**WORK TO BE COMPLETED:**
Print the records below exactly, from the line containing "Write a LaTeX" down to the line containing "(title) at (6,9)", both lines included, and omit every picture.

**GIVEN INFORMATION:**
►

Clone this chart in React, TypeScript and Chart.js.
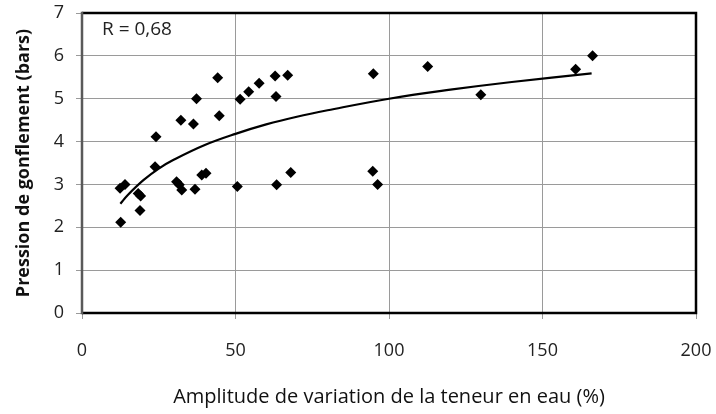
import React, { useEffect, useRef } from "react";
import { Chart, registerables } from "chart.js";

Chart.register(...registerables);

const amplitudeX = [12.4, 14.0, 12.6, 18.3, 19.1, 18.9, 23.8, 24.1, 30.8, 31.7, 32.5, 32.2, 36.3, 37.3, 36.8, 39.0, 40.4, 44.2, 44.7, 50.6, 51.5, 54.3, 57.7, 62.9, 63.2, 63.4, 67.0, 68.0, 94.9, 94.7, 96.3, 112.6, 129.9, 160.8, 166.3];
const pressionY = [2.91, 3.0, 2.12, 2.79, 2.73, 2.39, 3.41, 4.11, 3.06, 2.99, 2.87, 4.5, 4.41, 5.0, 2.89, 3.22, 3.26, 5.49, 4.6, 2.95, 4.99, 5.16, 5.36, 5.53, 5.05, 2.99, 5.55, 3.28, 5.58, 3.31, 3.0, 5.75, 5.09, 5.69, 6.0];

const trendX = [12.5, 15, 20, 25, 30, 40, 50, 60, 70, 80, 100, 120, 140, 166];
const trendY = [2.55, 2.76, 3.1, 3.37, 3.58, 3.92, 4.18, 4.4, 4.58, 4.73, 5.0, 5.21, 5.39, 5.59];

const xTicks = [0, 50, 100, 150, 200];
const yTicks = [0, 1, 2, 3, 4, 5, 6, 7];
const xTitle = "Amplitude de variation de la teneur en eau (%)";
const yTitle = "Pression de gonflement (bars)";
const rLabel = "R = 0,68";

const FONT = "'Open Sans', sans-serif";

export default function App() {
  const ref = useRef<HTMLCanvasElement | null>(null);
  useEffect(() => {
    document.body.style.margin = "0";
    const canvas = ref.current;
    if (!canvas) return;
    const borderPlugin = {
      id: "frame",
      afterDraw(chart: any) {
        const { ctx, chartArea } = chart;
        const { left, right, top, bottom } = chartArea;
        ctx.save();
        ctx.lineWidth = 2.5;
        ctx.strokeStyle = "#000";
        ctx.beginPath();
        ctx.moveTo(left, top);
        ctx.lineTo(right, top);
        ctx.lineTo(right, bottom);
        ctx.lineTo(left, bottom);
        ctx.stroke();
        ctx.strokeStyle = "#5a5a5a";
        ctx.beginPath();
        ctx.moveTo(left, top - 1.25);
        ctx.lineTo(left, bottom + 1.25);
        ctx.stroke();
        ctx.fillStyle = "#222";
        ctx.font = `19px ${FONT}`;
        ctx.textBaseline = "middle";
        ctx.textAlign = "left";
        ctx.fillText(rLabel, left + 20, top + 17);
        ctx.restore();
      },
    };
    const chart = new Chart(canvas, {
      type: "scatter",
      data: {
        datasets: [
          {
            data: trendX.map((x, i) => ({ x, y: trendY[i] })),
            type: "line",
            showLine: true,
            borderColor: "#000",
            borderWidth: 2.2,
            pointRadius: 0,
            tension: 0.4,
            fill: false,
          },
          {
            data: amplitudeX.map((x, i) => ({ x, y: pressionY[i] })),
            pointStyle: "rectRot",
            pointRadius: 5.5,
            backgroundColor: "#000",
            borderColor: "#000",
            borderWidth: 0,
          },
        ],
      },
      options: {
        responsive: false,
        animation: false,
        layout: { padding: { left: 0, right: 20, top: 13, bottom: 0 } },
        plugins: { legend: { display: false }, tooltip: { enabled: false } },
        scales: {
          x: {
            type: "linear",
            min: 0,
            max: 200,
            afterBuildTicks: (axis: any) => {
              axis.ticks = xTicks.map((v) => ({ value: v }));
            },
            afterFit: (axis: any) => {
              axis.height = 101;
              axis.paddingLeft = 0;
              axis.paddingRight = 0;
            },
            grid: { color: "#9a9a9a", lineWidth: 1, tickLength: 6, drawTicks: true },
            border: { display: false },
            ticks: { color: "#222", font: { family: FONT, size: 18 }, padding: 21, maxRotation: 0 },
            title: {
              display: true,
              text: xTitle,
              color: "#111",
              font: { family: FONT, size: 20 },
              padding: { top: 0, bottom: 5 },
            },
          },
          y: {
            type: "linear",
            min: 0,
            max: 7,
            afterBuildTicks: (axis: any) => {
              axis.ticks = yTicks.map((v) => ({ value: v }));
            },
            afterFit: (axis: any) => {
              axis.width = 82;
              axis.paddingTop = 0;
              axis.paddingBottom = 0;
            },
            grid: { color: "#9a9a9a", lineWidth: 1, tickLength: 6, drawTicks: true },
            border: { display: false },
            ticks: { color: "#222", font: { family: FONT, size: 18 }, padding: 12 },
            title: {
              display: true,
              text: yTitle,
              color: "#111",
              font: { family: FONT, size: 18, weight: "bold" },
              padding: { top: 13, bottom: 0 },
            },
          },
        },
      },
      plugins: [borderPlugin],
    });
    return () => chart.destroy();
  }, []);
  return (
    <div style={{ position: "relative", width: 716, height: 414 }}>
      <canvas ref={ref} width={716} height={414} style={{ width: 716, height: 414, display: "block" }} />
    </div>
  );
}
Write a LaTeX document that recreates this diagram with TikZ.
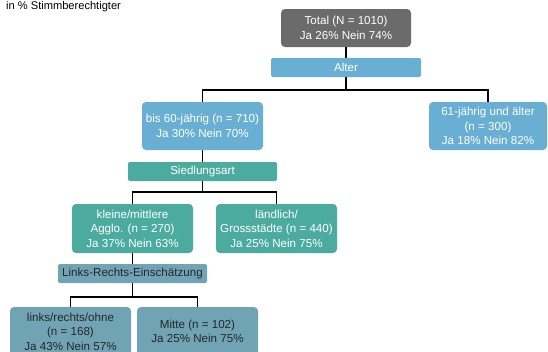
\documentclass[tikz,border=0pt]{standalone}
\usepackage{fontspec}
\setmainfont{Liberation Sans}
\begin{document}
\definecolor{totalgray}{HTML}{6B6B6B}
\definecolor{agebl}{HTML}{69AFD3}
\definecolor{settleteal}{HTML}{4BAB9E}
\definecolor{lrblue}{HTML}{70A4B5}
\begin{tikzpicture}[x=1pt,y=-1pt,
  box/.style={rectangle, rounded corners=4pt, draw=none, align=center,
    inner sep=1pt, font=\fontsize{11.6}{14.5}\selectfont},
  bar/.style={rectangle, rounded corners=2pt, draw=none, align=center,
    inner sep=1pt, minimum height=19pt, font=\fontsize{11.6}{13}\selectfont},
  conn/.style={draw=black, line width=1.7pt},
  wb/.style={minimum width=121pt, minimum height=49pt}]
\useasboundingbox (0,0) rectangle (548,351);
\node[anchor=base west, inner sep=0pt, font=\fontsize{11.1}{12}\selectfont] (title) at (6,9) {in \% Stimmberechtigter};

% nodes of the tree
\node[box, fill=totalgray, text=white, minimum width=130pt, minimum height=38pt] (total) at (346,28) {Total (N = 1010)\\Ja 26\% Nein 74\%};
\node[bar, fill=agebl, text=white, minimum width=150pt] (alter) at (346,67.5) {Alter};
\node[box, wb, fill=agebl, text=white, minimum height=48pt] (young) at (202.5,126) {bis 60-jährig (n = 710)\\Ja 30\% Nein 70\%};
\node[box, fill=agebl, text=white, minimum width=118pt, minimum height=48pt] (old) at (488,126) {61-jährig und älter\\(n = 300)\\Ja 18\% Nein 82\%};
\node[bar, fill=settleteal, text=white, minimum width=149pt] (sied) at (202.5,171.5) {Siedlungsart};
\node[box, wb, fill=settleteal, text=white] (klein) at (132.5,228.5) {kleine/mittlere\\Agglo. (n = 270)\\Ja 37\% Nein 63\%};
\node[box, wb, fill=settleteal, text=white] (land) at (276.5,228.5) {ländlich/\\Grossstädte (n = 440)\\Ja 25\% Nein 75\%};
\node[bar, fill=lrblue, text=black!85, minimum width=149pt] (lr) at (132.5,273.5) {Links-Rechts-Einschätzung};
\node[box, wb, fill=lrblue, text=black!85] (links) at (70.5,331.5) {links/rechts/ohne\\(n = 168)\\Ja 43\% Nein 57\%};
\node[box, wb, fill=lrblue, text=black!85] (mitte) at (197.5,331.5) {Mitte (n = 102)\\Ja 25\% Nein 75\%};

% connectors
\draw[conn] (total.south) -- (alter.north);
\draw[conn] (alter.south) |- ([yshift=12pt]young.north) -- (young.north);
\draw[conn] (alter.south) |- ([yshift=12pt]old.north) -- (old.north);
\draw[conn] (young.south) -- (sied.north);
\draw[conn] (sied.south) |- ([yshift=12pt]klein.north) -- (klein.north);
\draw[conn] (sied.south) |- ([yshift=12pt]land.north) -- (land.north);
\draw[conn] (klein.south) -- (lr.north);
\draw[conn] (lr.south) |- ([yshift=10pt]links.north) -- (links.north);
\draw[conn] (lr.south) |- ([yshift=10pt]mitte.north) -- (mitte.north);
\end{tikzpicture}
\end{document}
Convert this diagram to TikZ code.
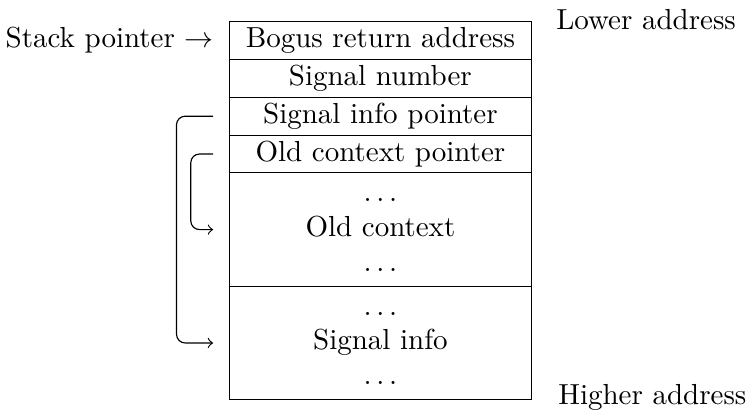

◄

**ANSWER BELOW:**
Write a LaTeX document that recreates this diagram with TikZ.
\documentclass[tikz,border=0pt]{standalone}
\usepackage{fontspec}
\setmainfont{Liberation Sans}
\begin{document}
\definecolor{totalgray}{HTML}{6B6B6B}
\definecolor{agebl}{HTML}{69AFD3}
\definecolor{settleteal}{HTML}{4BAB9E}
\definecolor{lrblue}{HTML}{70A4B5}
\begin{tikzpicture}[x=1pt,y=-1pt,
  box/.style={rectangle, rounded corners=4pt, draw=none, align=center,
    inner sep=1pt, font=\fontsize{11.6}{14.5}\selectfont},
  bar/.style={rectangle, rounded corners=2pt, draw=none, align=center,
    inner sep=1pt, minimum height=19pt, font=\fontsize{11.6}{13}\selectfont},
  conn/.style={draw=black, line width=1.7pt},
  wb/.style={minimum width=121pt, minimum height=49pt}]
\useasboundingbox (0,0) rectangle (548,351);
\node[anchor=base west, inner sep=0pt, font=\fontsize{11.1}{12}\selectfont] (title) at (6,9) {in \% Stimmberechtigter};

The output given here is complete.